__Goal__: Below is a listing to transcribe in full and exactly; keep the pictures out.

__Supplied information__:
★ ★ ★ ★ ★
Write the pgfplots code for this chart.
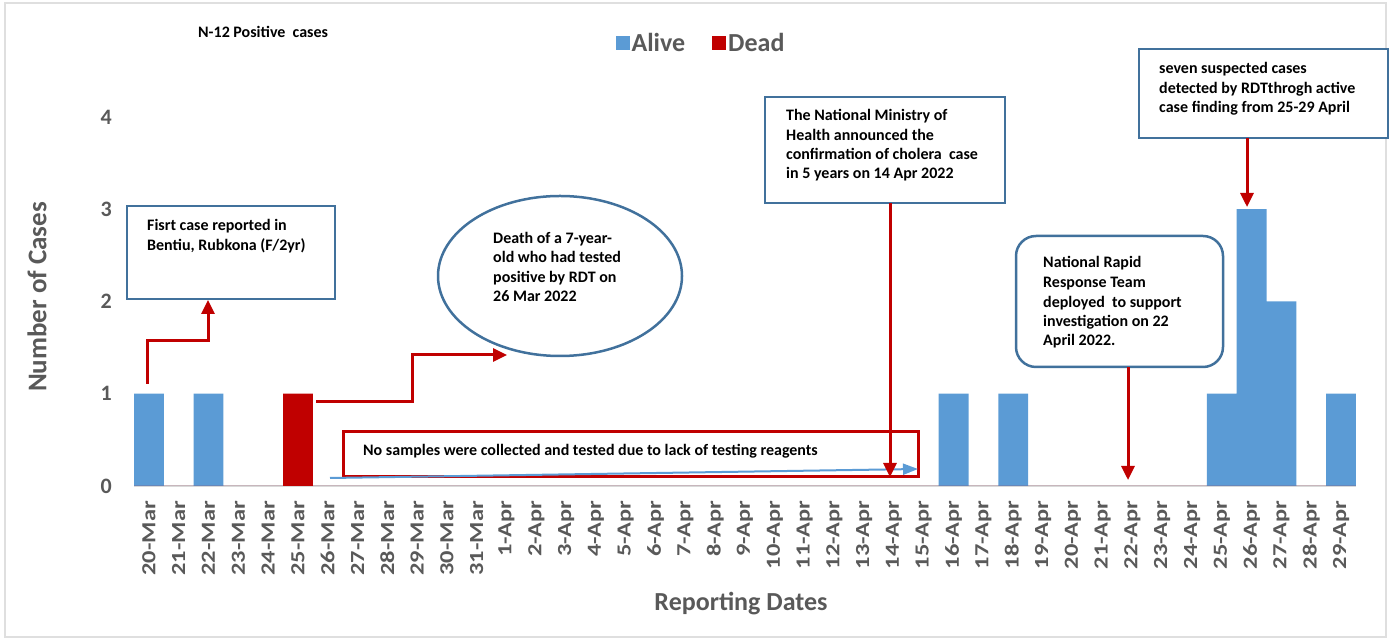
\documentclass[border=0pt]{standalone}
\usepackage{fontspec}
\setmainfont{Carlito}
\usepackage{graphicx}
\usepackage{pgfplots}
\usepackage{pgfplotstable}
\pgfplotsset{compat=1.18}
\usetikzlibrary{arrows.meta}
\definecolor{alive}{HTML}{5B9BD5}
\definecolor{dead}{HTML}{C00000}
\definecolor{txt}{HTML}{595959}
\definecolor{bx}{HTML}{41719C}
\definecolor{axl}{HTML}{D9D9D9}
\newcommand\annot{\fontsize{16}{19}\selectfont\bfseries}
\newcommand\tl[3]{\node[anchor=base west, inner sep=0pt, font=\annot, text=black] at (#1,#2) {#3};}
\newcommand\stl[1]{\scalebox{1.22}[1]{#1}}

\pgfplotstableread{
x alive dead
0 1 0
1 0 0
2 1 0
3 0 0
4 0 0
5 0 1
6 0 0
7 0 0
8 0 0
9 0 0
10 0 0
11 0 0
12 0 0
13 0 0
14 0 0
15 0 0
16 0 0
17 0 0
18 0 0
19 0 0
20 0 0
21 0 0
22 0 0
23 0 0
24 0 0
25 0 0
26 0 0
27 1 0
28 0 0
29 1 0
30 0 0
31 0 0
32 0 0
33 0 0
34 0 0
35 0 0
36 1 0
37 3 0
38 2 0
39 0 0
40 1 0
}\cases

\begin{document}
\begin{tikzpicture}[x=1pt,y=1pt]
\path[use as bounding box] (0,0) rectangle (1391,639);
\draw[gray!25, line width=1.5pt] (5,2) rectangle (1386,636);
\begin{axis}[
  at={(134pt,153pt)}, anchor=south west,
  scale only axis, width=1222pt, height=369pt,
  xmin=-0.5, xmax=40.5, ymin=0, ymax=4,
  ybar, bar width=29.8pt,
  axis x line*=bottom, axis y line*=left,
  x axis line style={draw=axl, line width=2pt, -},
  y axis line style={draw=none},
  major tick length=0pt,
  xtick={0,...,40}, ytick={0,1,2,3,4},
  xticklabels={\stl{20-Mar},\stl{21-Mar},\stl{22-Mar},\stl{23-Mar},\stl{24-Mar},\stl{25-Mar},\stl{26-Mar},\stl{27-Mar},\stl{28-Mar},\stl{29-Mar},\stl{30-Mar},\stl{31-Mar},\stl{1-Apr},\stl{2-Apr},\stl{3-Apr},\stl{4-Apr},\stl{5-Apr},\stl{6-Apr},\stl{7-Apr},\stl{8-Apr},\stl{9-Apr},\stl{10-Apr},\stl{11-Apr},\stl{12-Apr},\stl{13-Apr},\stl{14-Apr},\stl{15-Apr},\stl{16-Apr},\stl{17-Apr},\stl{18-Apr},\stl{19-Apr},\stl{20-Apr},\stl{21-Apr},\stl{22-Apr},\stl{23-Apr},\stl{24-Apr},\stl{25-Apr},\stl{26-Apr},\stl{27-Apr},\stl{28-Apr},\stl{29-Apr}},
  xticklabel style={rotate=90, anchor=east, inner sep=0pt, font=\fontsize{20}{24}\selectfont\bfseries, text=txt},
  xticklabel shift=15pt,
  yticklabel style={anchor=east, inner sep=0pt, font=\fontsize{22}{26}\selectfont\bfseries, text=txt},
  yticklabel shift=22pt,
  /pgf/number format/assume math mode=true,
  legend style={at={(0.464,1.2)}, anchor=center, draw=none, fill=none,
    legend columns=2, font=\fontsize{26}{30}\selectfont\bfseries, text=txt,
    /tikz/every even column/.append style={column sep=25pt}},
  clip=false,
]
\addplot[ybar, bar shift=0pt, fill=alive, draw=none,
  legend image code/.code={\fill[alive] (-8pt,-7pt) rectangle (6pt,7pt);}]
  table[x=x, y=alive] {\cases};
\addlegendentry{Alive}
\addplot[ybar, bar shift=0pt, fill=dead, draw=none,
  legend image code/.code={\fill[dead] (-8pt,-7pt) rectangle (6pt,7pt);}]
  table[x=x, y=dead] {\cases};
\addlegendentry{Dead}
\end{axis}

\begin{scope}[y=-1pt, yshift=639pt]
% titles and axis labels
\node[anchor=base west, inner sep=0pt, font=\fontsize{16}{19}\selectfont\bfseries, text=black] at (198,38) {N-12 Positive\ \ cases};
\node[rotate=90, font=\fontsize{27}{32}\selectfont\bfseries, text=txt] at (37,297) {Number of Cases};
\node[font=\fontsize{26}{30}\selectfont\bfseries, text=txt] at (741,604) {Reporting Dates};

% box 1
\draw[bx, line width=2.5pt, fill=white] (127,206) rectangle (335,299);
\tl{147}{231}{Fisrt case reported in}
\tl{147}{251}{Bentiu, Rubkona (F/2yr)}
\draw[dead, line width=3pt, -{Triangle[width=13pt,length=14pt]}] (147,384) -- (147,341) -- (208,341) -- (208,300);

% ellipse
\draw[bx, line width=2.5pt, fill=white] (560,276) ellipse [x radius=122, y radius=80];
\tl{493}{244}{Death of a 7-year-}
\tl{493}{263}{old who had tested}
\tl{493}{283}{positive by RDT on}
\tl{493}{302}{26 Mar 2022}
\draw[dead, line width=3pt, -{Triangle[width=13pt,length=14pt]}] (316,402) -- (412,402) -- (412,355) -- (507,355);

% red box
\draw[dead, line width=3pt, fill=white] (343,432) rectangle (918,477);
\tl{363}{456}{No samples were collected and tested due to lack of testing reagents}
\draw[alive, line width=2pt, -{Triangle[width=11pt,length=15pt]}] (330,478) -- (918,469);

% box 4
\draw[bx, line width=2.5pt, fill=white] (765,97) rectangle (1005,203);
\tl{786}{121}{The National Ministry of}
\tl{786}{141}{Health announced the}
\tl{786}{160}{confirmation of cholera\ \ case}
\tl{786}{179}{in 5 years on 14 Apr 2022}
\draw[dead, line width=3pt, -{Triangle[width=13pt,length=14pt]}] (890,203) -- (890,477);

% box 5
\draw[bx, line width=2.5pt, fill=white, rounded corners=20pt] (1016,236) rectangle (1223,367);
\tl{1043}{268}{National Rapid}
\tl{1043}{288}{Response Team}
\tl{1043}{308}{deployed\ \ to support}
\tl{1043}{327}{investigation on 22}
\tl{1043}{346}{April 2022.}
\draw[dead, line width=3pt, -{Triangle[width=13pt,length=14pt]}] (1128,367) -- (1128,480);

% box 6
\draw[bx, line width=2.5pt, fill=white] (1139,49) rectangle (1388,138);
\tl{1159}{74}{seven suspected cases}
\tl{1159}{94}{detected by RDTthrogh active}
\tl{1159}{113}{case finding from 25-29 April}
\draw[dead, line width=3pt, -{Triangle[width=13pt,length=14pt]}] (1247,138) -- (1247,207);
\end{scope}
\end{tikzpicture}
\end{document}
★ ★ ★ ★ ★
__The completed task__:
Write the pgfplots code for this chart.
\documentclass[border=0pt]{standalone}
\usepackage{fontspec}
\setmainfont{Carlito}
\usepackage{graphicx}
\usepackage{pgfplots}
\usepackage{pgfplotstable}
\pgfplotsset{compat=1.18}
\usetikzlibrary{arrows.meta}
\definecolor{alive}{HTML}{5B9BD5}
\definecolor{dead}{HTML}{C00000}
\definecolor{txt}{HTML}{595959}
\definecolor{bx}{HTML}{41719C}
\definecolor{axl}{HTML}{D9D9D9}
\newcommand\annot{\fontsize{16}{19}\selectfont\bfseries}
\newcommand\tl[3]{\node[anchor=base west, inner sep=0pt, font=\annot, text=black] at (#1,#2) {#3};}
\newcommand\stl[1]{\scalebox{1.22}[1]{#1}}

\pgfplotstableread{
x alive dead
0 1 0
1 0 0
2 1 0
3 0 0
4 0 0
5 0 1
6 0 0
7 0 0
8 0 0
9 0 0
10 0 0
11 0 0
12 0 0
13 0 0
14 0 0
15 0 0
16 0 0
17 0 0
18 0 0
19 0 0
20 0 0
21 0 0
22 0 0
23 0 0
24 0 0
25 0 0
26 0 0
27 1 0
28 0 0
29 1 0
30 0 0
31 0 0
32 0 0
33 0 0
34 0 0
35 0 0
36 1 0
37 3 0
38 2 0
39 0 0
40 1 0
}\cases

\begin{document}
\begin{tikzpicture}[x=1pt,y=1pt]
\path[use as bounding box] (0,0) rectangle (1391,639);
\draw[gray!25, line width=1.5pt] (5,2) rectangle (1386,636);
\begin{axis}[
  at={(134pt,153pt)}, anchor=south west,
  scale only axis, width=1222pt, height=369pt,
  xmin=-0.5, xmax=40.5, ymin=0, ymax=4,
  ybar, bar width=29.8pt,
  axis x line*=bottom, axis y line*=left,
  x axis line style={draw=axl, line width=2pt, -},
  y axis line style={draw=none},
  major tick length=0pt,
  xtick={0,...,40}, ytick={0,1,2,3,4},
  xticklabels={\stl{20-Mar},\stl{21-Mar},\stl{22-Mar},\stl{23-Mar},\stl{24-Mar},\stl{25-Mar},\stl{26-Mar},\stl{27-Mar},\stl{28-Mar},\stl{29-Mar},\stl{30-Mar},\stl{31-Mar},\stl{1-Apr},\stl{2-Apr},\stl{3-Apr},\stl{4-Apr},\stl{5-Apr},\stl{6-Apr},\stl{7-Apr},\stl{8-Apr},\stl{9-Apr},\stl{10-Apr},\stl{11-Apr},\stl{12-Apr},\stl{13-Apr},\stl{14-Apr},\stl{15-Apr},\stl{16-Apr},\stl{17-Apr},\stl{18-Apr},\stl{19-Apr},\stl{20-Apr},\stl{21-Apr},\stl{22-Apr},\stl{23-Apr},\stl{24-Apr},\stl{25-Apr},\stl{26-Apr},\stl{27-Apr},\stl{28-Apr},\stl{29-Apr}},
  xticklabel style={rotate=90, anchor=east, inner sep=0pt, font=\fontsize{20}{24}\selectfont\bfseries, text=txt},
  xticklabel shift=15pt,
  yticklabel style={anchor=east, inner sep=0pt, font=\fontsize{22}{26}\selectfont\bfseries, text=txt},
  yticklabel shift=22pt,
  /pgf/number format/assume math mode=true,
  legend style={at={(0.464,1.2)}, anchor=center, draw=none, fill=none,
    legend columns=2, font=\fontsize{26}{30}\selectfont\bfseries, text=txt,
    /tikz/every even column/.append style={column sep=25pt}},
  clip=false,
]
\addplot[ybar, bar shift=0pt, fill=alive, draw=none,
  legend image code/.code={\fill[alive] (-8pt,-7pt) rectangle (6pt,7pt);}]
  table[x=x, y=alive] {\cases};
\addlegendentry{Alive}
\addplot[ybar, bar shift=0pt, fill=dead, draw=none,
  legend image code/.code={\fill[dead] (-8pt,-7pt) rectangle (6pt,7pt);}]
  table[x=x, y=dead] {\cases};
\addlegendentry{Dead}
\end{axis}

\begin{scope}[y=-1pt, yshift=639pt]
% titles and axis labels
\node[anchor=base west, inner sep=0pt, font=\fontsize{16}{19}\selectfont\bfseries, text=black] at (198,38) {N-12 Positive\ \ cases};
\node[rotate=90, font=\fontsize{27}{32}\selectfont\bfseries, text=txt] at (37,297) {Number of Cases};
\node[font=\fontsize{26}{30}\selectfont\bfseries, text=txt] at (741,604) {Reporting Dates};

% box 1
\draw[bx, line width=2.5pt, fill=white] (127,206) rectangle (335,299);
\tl{147}{231}{Fisrt case reported in}
\tl{147}{251}{Bentiu, Rubkona (F/2yr)}
\draw[dead, line width=3pt, -{Triangle[width=13pt,length=14pt]}] (147,384) -- (147,341) -- (208,341) -- (208,300);

% ellipse
\draw[bx, line width=2.5pt, fill=white] (560,276) ellipse [x radius=122, y radius=80];
\tl{493}{244}{Death of a 7-year-}
\tl{493}{263}{old who had tested}
\tl{493}{283}{positive by RDT on}
\tl{493}{302}{26 Mar 2022}
\draw[dead, line width=3pt, -{Triangle[width=13pt,length=14pt]}] (316,402) -- (412,402) -- (412,355) -- (507,355);

% red box
\draw[dead, line width=3pt, fill=white] (343,432) rectangle (918,477);
\tl{363}{456}{No samples were collected and tested due to lack of testing reagents}
\draw[alive, line width=2pt, -{Triangle[width=11pt,length=15pt]}] (330,478) -- (918,469);

% box 4
\draw[bx, line width=2.5pt, fill=white] (765,97) rectangle (1005,203);
\tl{786}{121}{The National Ministry of}
\tl{786}{141}{Health announced the}
\tl{786}{160}{confirmation of cholera\ \ case}
\tl{786}{179}{in 5 years on 14 Apr 2022}
\draw[dead, line width=3pt, -{Triangle[width=13pt,length=14pt]}] (890,203) -- (890,477);

% box 5
\draw[bx, line width=2.5pt, fill=white, rounded corners=20pt] (1016,236) rectangle (1223,367);
\tl{1043}{268}{National Rapid}
\tl{1043}{288}{Response Team}
\tl{1043}{308}{deployed\ \ to support}
\tl{1043}{327}{investigation on 22}
\tl{1043}{346}{April 2022.}
\draw[dead, line width=3pt, -{Triangle[width=13pt,length=14pt]}] (1128,367) -- (1128,480);

% box 6
\draw[bx, line width=2.5pt, fill=white] (1139,49) rectangle (1388,138);
\tl{1159}{74}{seven suspected cases}
\tl{1159}{94}{detected by RDTthrogh active}
\tl{1159}{113}{case finding from 25-29 April}
\draw[dead, line width=3pt, -{Triangle[width=13pt,length=14pt]}] (1247,138) -- (1247,207);
\end{scope}
\end{tikzpicture}
\end{document}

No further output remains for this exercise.